On the one hand, Aaron’s Strange is a flirt, a braggadocio, a Mystical Artist convinced of his own importance in defending the universe. After the opening montage, we get a visceral, visually stunning multi-page brawl between our eponymous hero and what can only be described as a twisted phantasmagoria of nightmares from the collected minds of Tim Burton and whoever thought up Lotso from Toy Story 3. Strange cracks quips during this opening sequence (which, again, is just fantastically staged by Chris Bachalo) and flirts with a Soul-Eater.

When the battle is done, we get to the other hand, which is that all of the Teddy Bear magical fisticuffs actually took place in a little boy’s head. Doctor Strange is doing house calls. So Aaron gives us pompous Strange as well as principled Strange, but the endgame is tired and jaded Strange. The soul-eater promises a Coming Slaughter, which Strange discusses over drinks in a hilarious team-up of sorts. Can Strange muster the will to face what’s coming? Can he balance his ego and his pain and his fear?
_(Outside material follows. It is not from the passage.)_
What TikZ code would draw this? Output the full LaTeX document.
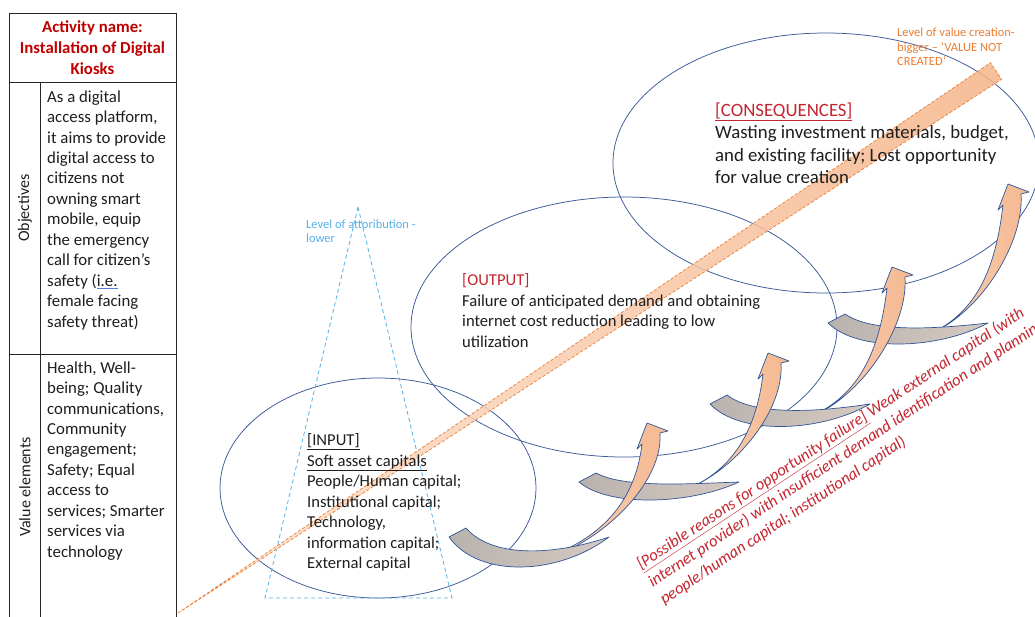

Jason Aaron is clearly trying to revamp Dr. Strange after years of redundant, reductive storytelling—Strange as moral arbiter, Strange as magical solution, etc.—by incorporating a sense of humor and self-awareness not seen since those original Ditko issues. And yet, the real star of the book is Chris Bachalo and his team of inkers. Bachalo is a fairly divisive artist; his adamant experimentation and stylized aesthetic can be a “like it or not, there is no middle” reading experience. I mean, I’m a huge fan, so I’m totally down for the trip, man. And really, for a book entitled Dr. Strange, do you really want a classic 6- or 9-panel spread? Bachalo plays with overlapping gutter space, forced perspective, circular panels, and stark color swatches to create an evocative, psychedelic experience, which is perfect for the character and for the book. His monsters are astounding and terrifying, especially when illustrated in quiet, “average” settings like a city street or bedroom. If you’re not down for Strange quips, just look at this pictures; it’s worth the price of admission.

Verdict

BUY. It might seem strange to see a Dr. Strange book kickstarting a new universe alongside Iron Man and Spidey, but Marvel clearly banking on their Sorcerer Supreme. With an all-star creative team in Jason Aaron and Chris Bachalo, Dr. Strange is bound to be an absolute trip! Check it!